The technology’s adaptability extends to board geometries. Unlike traditional wave soldering, which requires uniform component heights for consistent wave contact, selective soldering accommodates uneven surfaces by adjusting nozzle height and solder flow dynamically. This capability is crucial for assemblies with embedded components or 3D-stacked PCBs, where traditional methods would struggle to achieve reliable connections.
Improved Solder Joint Quality and Reduced Defects
Selective wave soldering offers superior control over solder volume, wetting time, and flux application, directly translating to higher joint reliability. By using a focused solder stream, the process ensures consistent fillet formation without the risk of bridging or solder splatter common in traditional wave soldering. This precision is particularly beneficial for high-density connectors or fine-pitch THCs, where even minor defects can lead to electrical failures.
The ability to customize flux deposition further enhances quality. Unlike global flux spraying in conventional methods, selective soldering applies flux only to targeted areas, reducing residue buildup and simplifying post-process cleaning. This targeted approach also minimizes voiding in solder joints, as the controlled solder flow displaces air pockets more effectively than a broad wave.
For critical applications like aerospace or military electronics, selective soldering’s repeatability and traceability are invaluable. Process parameters such as nozzle temperature, dwell time, and solder alloy composition can be logged and adjusted for each assembly, ensuring compliance with stringent quality standards like IPC-A-610.
Lower Rework Rates and Material Waste
Traditional wave soldering often generates defects like tombstoning, insufficient solder, or damaged components, requiring costly rework.

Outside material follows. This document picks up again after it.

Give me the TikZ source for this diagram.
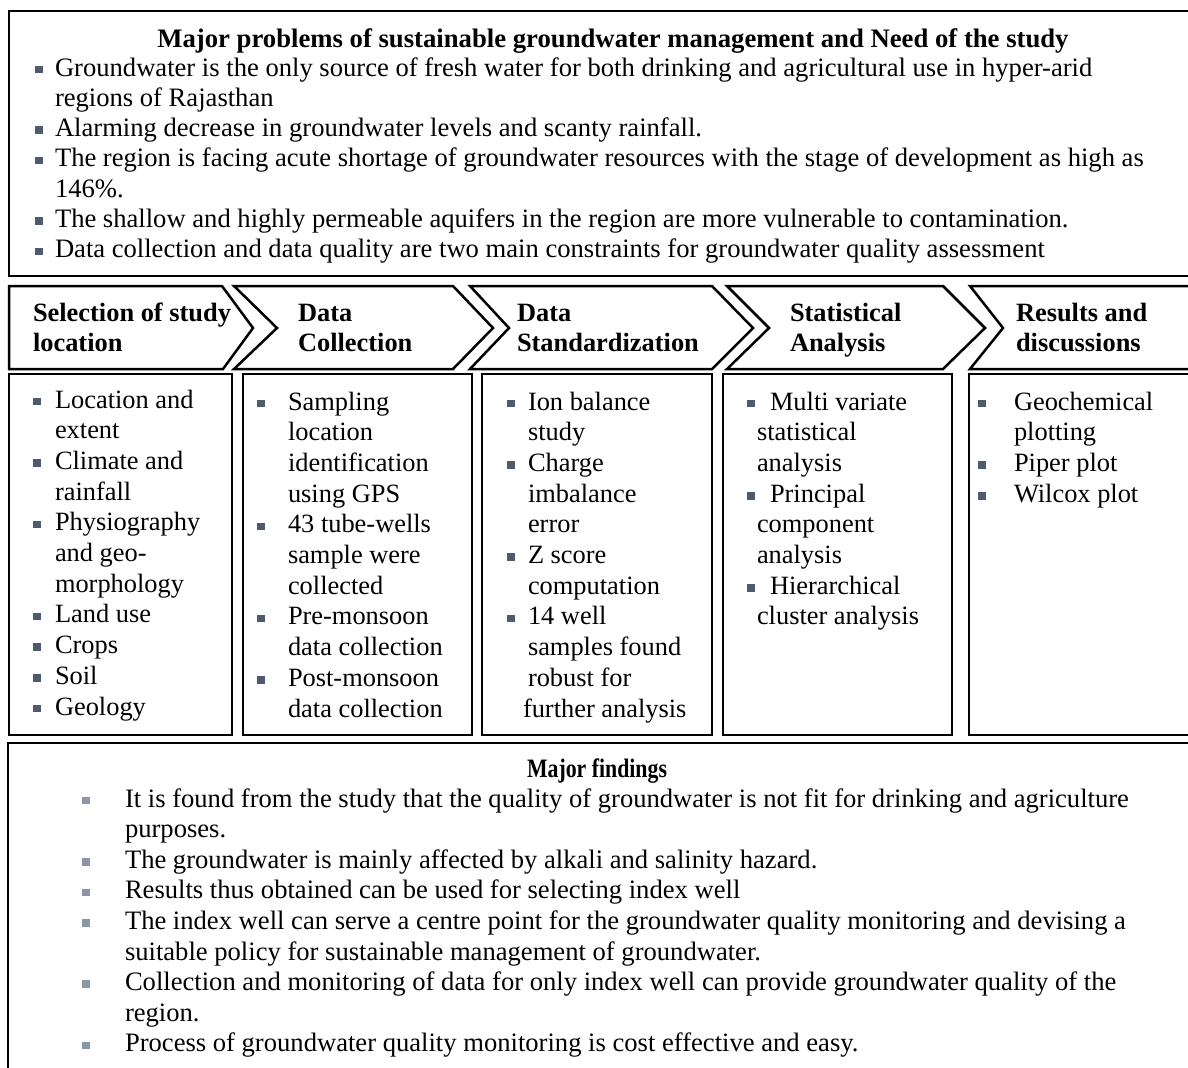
\documentclass[tikz,border=0pt]{standalone}
\usepackage{fontspec}
\usepackage{graphicx}
\setmainfont{Liberation Serif}
\definecolor{bul}{HTML}{4E5B6E}
\definecolor{bulL}{HTML}{8C96A8}
\newcommand\sqb[1][bul]{\textcolor{#1}{\rule[1.3pt]{3.8pt}{3.8pt}}}
\newcommand\BI[2][bul]{\makebox[#2][l]{\sqb[#1]}}
\newcommand\IN[1]{\hspace*{#1}}
\tikzset{
  boxline/.style={draw=black, line width=1.35pt},
  chevline/.style={draw=black, line width=1.25pt, line join=miter},
  txt/.style={anchor=base west, inner sep=0pt, outer sep=0pt},
  topfont/.style={font=\fontsize{13.3}{15.15}\selectfont},
  colfont/.style={font=\fontsize{13.2}{15.35}\selectfont},
  headfont/.style={font=\bfseries\fontsize{13.2}{15.2}\selectfont},
  botfont/.style={font=\fontsize{13.3}{15.3}\selectfont},
}
\begin{document}
\begin{tikzpicture}[x=0.5pt,y=-0.5pt]
\useasboundingbox[fill=white] (0,0) rectangle (1188,1067);
\clip (0,0) rectangle (1188,1067);

% ---------- top box ----------
\draw[boxline] (9,11) rectangle (1220,276);
\node[anchor=base, inner sep=0pt, font=\bfseries\fontsize{13.35}{15}\selectfont] (toptitle) at (613,47)
  {Major problems of sustainable groundwater management and Need of the study};
\node[txt, topfont] (toplist) at (35,76) {\renewcommand\arraystretch{1}\begin{tabular}[t]{@{}l@{}}
\BI{10pt}Groundwater is the only source of fresh water for both drinking and agricultural use in hyper-arid\\
\IN{10pt}regions of Rajasthan\\
\BI{10pt}Alarming decrease in groundwater levels and scanty rainfall.\\
\BI{10pt}The region is facing acute shortage of groundwater resources with the stage of development as high as\\
\IN{10pt}146\%.\\
\BI{10pt}The shallow and highly permeable aquifers in the region are more vulnerable to contamination.\\
\BI{10pt}Data collection and data quality are two main constraints for groundwater quality assessment
\end{tabular}};

% ---------- chevrons ----------
\draw[chevline] (9,286) -- (222,286) -- (253,328) -- (223,369) -- (9,369) -- cycle;
\draw[chevline] (234,286) -- (453,286) -- (493,328) -- (453,369) -- (234,369) -- (277,328) -- cycle;
\draw[chevline] (470,286) -- (712,286) -- (753,328) -- (712,369) -- (470,369) -- (509,328) -- cycle;
\draw[chevline] (727,286) -- (943,286) -- (985,328) -- (943,369) -- (727,369) -- (769,328) -- cycle;
\draw[chevline] (1220,286) -- (970,286) -- (1003,328) -- (970,369) -- (1220,369);

\node[txt, headfont] (h1) at (33,321) {\begin{tabular}[t]{@{}l@{}}Selection of study\\location\end{tabular}};
\node[txt, headfont] (h2) at (298,321) {\begin{tabular}[t]{@{}l@{}}Data\\Collection\end{tabular}};
\node[txt, headfont] (h3) at (517,321) {\begin{tabular}[t]{@{}l@{}}Data\\Standardization\end{tabular}};
\node[txt, headfont] (h4) at (790,321) {\begin{tabular}[t]{@{}l@{}}Statistical\\Analysis\end{tabular}};
\node[txt, headfont] (h5) at (1016,321) {\begin{tabular}[t]{@{}l@{}}Results and\\discussions\end{tabular}};

% ---------- column boxes ----------
\draw[boxline] (9,374) rectangle (232,735);
\draw[boxline] (243,374) rectangle (472,735);
\draw[boxline] (482,374) rectangle (712,735);
\draw[boxline] (723,374) rectangle (952,735);
\draw[boxline] (969,374) rectangle (1220,735);

\node[txt, colfont] (c1) at (33,408) {\begin{tabular}[t]{@{}l@{}}
\BI{11pt}Location and\\
\IN{11pt}extent\\
\BI{11pt}Climate and\\
\IN{11pt}rainfall\\
\BI{11pt}Physiography\\
\IN{11pt}and geo-\\
\IN{11pt}morphology\\
\BI{11pt}Land use\\
\BI{11pt}Crops\\
\BI{11pt}Soil\\
\BI{11pt}Geology
\end{tabular}};

\node[txt, colfont] (c2) at (257,410) {\begin{tabular}[t]{@{}l@{}}
\BI{15.5pt}Sampling\\
\IN{15.5pt}location\\
\IN{15.5pt}identification\\
\IN{15.5pt}using GPS\\
\BI{15.5pt}43 tube-wells\\
\IN{15.5pt}sample were\\
\IN{15.5pt}collected\\
\BI{15.5pt}Pre-monsoon\\
\IN{15.5pt}data collection\\
\BI{15.5pt}Post-monsoon\\
\IN{15.5pt}data collection
\end{tabular}};

\node[txt, colfont] (c3) at (507,410) {\begin{tabular}[t]{@{}l@{}}
\BI{10.5pt}Ion balance\\
\IN{10.5pt}study\\
\BI{10.5pt}Charge\\
\IN{10.5pt}imbalance\\
\IN{10.5pt}error\\
\BI{10.5pt}Z score\\
\IN{10.5pt}computation\\
\BI{10.5pt}14 well\\
\IN{10.5pt}samples found\\
\IN{10.5pt}robust for\\
\IN{8pt}further analysis
\end{tabular}};

\node[txt, colfont] (c4) at (747,410) {\begin{tabular}[t]{@{}l@{}}
\BI{11.5pt}Multi variate\\
\IN{5pt}statistical\\
\IN{5pt}analysis\\
\BI{11.5pt}Principal\\
\IN{5pt}component\\
\IN{5pt}analysis\\
\BI{11.5pt}Hierarchical\\
\IN{5pt}cluster analysis
\end{tabular}};

\node[txt, colfont] (c5) at (978,410) {\begin{tabular}[t]{@{}l@{}}
\BI{18pt}Geochemical\\
\IN{18pt}plotting\\
\BI{18pt}Piper plot\\
\BI{18pt}Wilcox plot
\end{tabular}};

% ---------- bottom box ----------
\draw[boxline] (8,1090) -- (8,743) -- (1220,743);
\node[anchor=base, inner sep=0pt, font=\bfseries\fontsize{13.3}{15}\selectfont] (bottitle) at (597,777) {\scalebox{0.82}[1]{Major findings}};
\node[txt, botfont] (botlist) at (82,807) {\begin{tabular}[t]{@{}l@{}}
\BI[bulL]{21.5pt}It is found from the study that the quality of groundwater is not fit for drinking and agriculture\\
\IN{21.5pt}purposes.\\
\BI[bulL]{21.5pt}The groundwater is mainly affected by alkali and salinity hazard.\\
\BI[bulL]{21.5pt}Results thus obtained can be used for selecting index well\\
\BI[bulL]{21.5pt}The index well can serve a centre point for the groundwater quality monitoring and devising a\\
\IN{21.5pt}suitable policy for sustainable management of groundwater.\\
\BI[bulL]{21.5pt}Collection and monitoring of data for only index well can provide groundwater quality of the\\
\IN{21.5pt}region.\\
\BI[bulL]{21.5pt}Process of groundwater quality monitoring is cost effective and easy.
\end{tabular}};
\end{tikzpicture}
\end{document}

Selective soldering’s precision drastically reduces these issues by eliminating variables like uneven pad sizes or misaligned components that affect entire boards. For example, a misplaced THC can be resoldered individually without scrapping the entire PCB, saving time and material costs.

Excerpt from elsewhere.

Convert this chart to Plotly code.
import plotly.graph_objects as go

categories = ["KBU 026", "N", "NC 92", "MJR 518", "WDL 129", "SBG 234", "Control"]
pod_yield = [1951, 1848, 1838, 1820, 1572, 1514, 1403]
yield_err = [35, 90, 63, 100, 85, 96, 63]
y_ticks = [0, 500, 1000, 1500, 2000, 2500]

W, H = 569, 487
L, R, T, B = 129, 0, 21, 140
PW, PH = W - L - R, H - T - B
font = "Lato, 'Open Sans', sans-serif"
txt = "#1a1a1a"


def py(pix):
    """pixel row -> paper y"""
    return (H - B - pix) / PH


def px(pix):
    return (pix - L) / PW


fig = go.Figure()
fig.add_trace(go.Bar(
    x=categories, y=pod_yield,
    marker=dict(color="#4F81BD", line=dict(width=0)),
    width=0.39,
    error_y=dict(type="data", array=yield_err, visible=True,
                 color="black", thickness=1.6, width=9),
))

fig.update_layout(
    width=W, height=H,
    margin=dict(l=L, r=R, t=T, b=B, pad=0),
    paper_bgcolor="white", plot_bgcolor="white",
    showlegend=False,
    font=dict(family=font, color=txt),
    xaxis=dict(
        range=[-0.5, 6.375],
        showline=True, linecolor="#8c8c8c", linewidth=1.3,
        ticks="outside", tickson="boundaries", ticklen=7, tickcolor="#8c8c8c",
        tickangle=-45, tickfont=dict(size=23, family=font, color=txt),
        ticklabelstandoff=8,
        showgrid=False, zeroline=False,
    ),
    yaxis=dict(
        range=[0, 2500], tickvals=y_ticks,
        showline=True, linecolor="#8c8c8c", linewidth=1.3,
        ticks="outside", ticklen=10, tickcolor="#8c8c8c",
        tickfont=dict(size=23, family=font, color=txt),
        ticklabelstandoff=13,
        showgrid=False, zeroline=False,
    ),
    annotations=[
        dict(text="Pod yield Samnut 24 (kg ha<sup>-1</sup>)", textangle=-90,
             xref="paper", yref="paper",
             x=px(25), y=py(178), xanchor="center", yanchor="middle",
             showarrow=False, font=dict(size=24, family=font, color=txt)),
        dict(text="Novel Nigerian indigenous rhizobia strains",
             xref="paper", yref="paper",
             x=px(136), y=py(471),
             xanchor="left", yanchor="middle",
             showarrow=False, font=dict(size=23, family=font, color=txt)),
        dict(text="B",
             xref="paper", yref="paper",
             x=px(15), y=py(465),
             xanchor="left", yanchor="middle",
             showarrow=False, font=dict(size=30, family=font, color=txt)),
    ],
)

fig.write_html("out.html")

The technology also minimizes solder waste by using only the amount needed for specific joints. In contrast, traditional wave soldering consumes excess solder to maintain wave stability, leading to higher dross generation and material costs. Selective systems often incorporate solder recovery mechanisms, further reducing environmental impact and operational expenses.
Compatibility with High-Complexity Designs
As PCBs evolve toward smaller form factors and higher component densities, selective wave soldering provides a scalable solution for assembling intricate layouts. Its ability to solder components in tight proximity without thermal interference supports designs with minimal spacing between THCs and SMT parts. This is particularly advantageous for wearables, IoT devices, and advanced computing hardware, where space constraints are severe.
The process also accommodates non-standard component shapes, such as irregularly shaped connectors or heat sinks, by using custom nozzles or soldering paths. This adaptability ensures manufacturers can address evolving design requirements without investing in entirely new soldering equipment.
By combining thermal precision, process flexibility, and defect reduction, selective wave soldering has become indispensable for high-reliability PCB assemblies. Its ability to handle mixed-technology designs, complex geometries, and sensitive components positions it as a cornerstone of modern electronics manufacturing, driving efficiency and quality across industries.